Atávico é o que é natural, hereditário, inato. Pela parte do PCP orgulhamo-nos de olhar para a floresta portuguesa, a partir daquilo que ela é, respeitando a pequena e média propriedade que a caracteriza. Não vamos em experiências de laboratório, impondo às populações, habituadas ancestralmente, naturalmente, ao amanho das suas propriedades, soluções altamente “eficazes” que, invariavelmente, levarão à sua apropriação pelos interesses que hoje se movem na floresta.
Diz Pedro Soares que o Estado não pode continuar de costas voltadas para a floresta. Não foi esse o sinal que o BE deu, ao transferir para as autarquias, votando ao lado de PSD e CDS, a responsabilidade da realização de trabalhos de gestão de combustível em substituição dos proprietários, sabendo que isso significa o caminho inverso, e que as autarquias não terão capacidade para essa tarefa.

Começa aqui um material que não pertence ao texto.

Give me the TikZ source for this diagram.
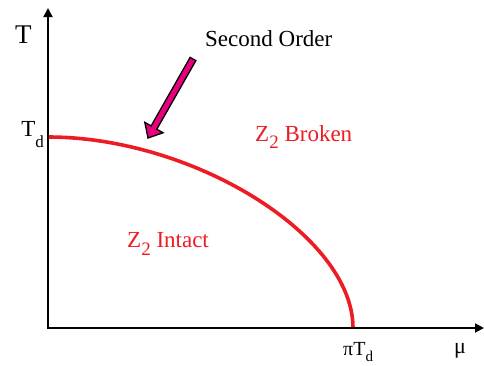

É extraordinário que quer o ministro da Agricultura, quer Pedro Soares, passem ao lado das mais importantes medidas de defesa da floresta aprovadas na AR, também por iniciativa do PCP, como a criação das equipas de Sapadores Florestais em falta e a (re)criação do corpo de Guarda Florestal.
Resta a pergunta. Por que votaram PS e BE contra as Leis de PSD/CDS/Cristas da Bolsa de Terras e das Terras sem dono conhecido? E por que votaram, agora, o PSD e o CDS contra o Banco de Terras do PS e BE?
Esperamos que polémicas estéreis não sirvam para não fazer aquilo que tem de ser feito.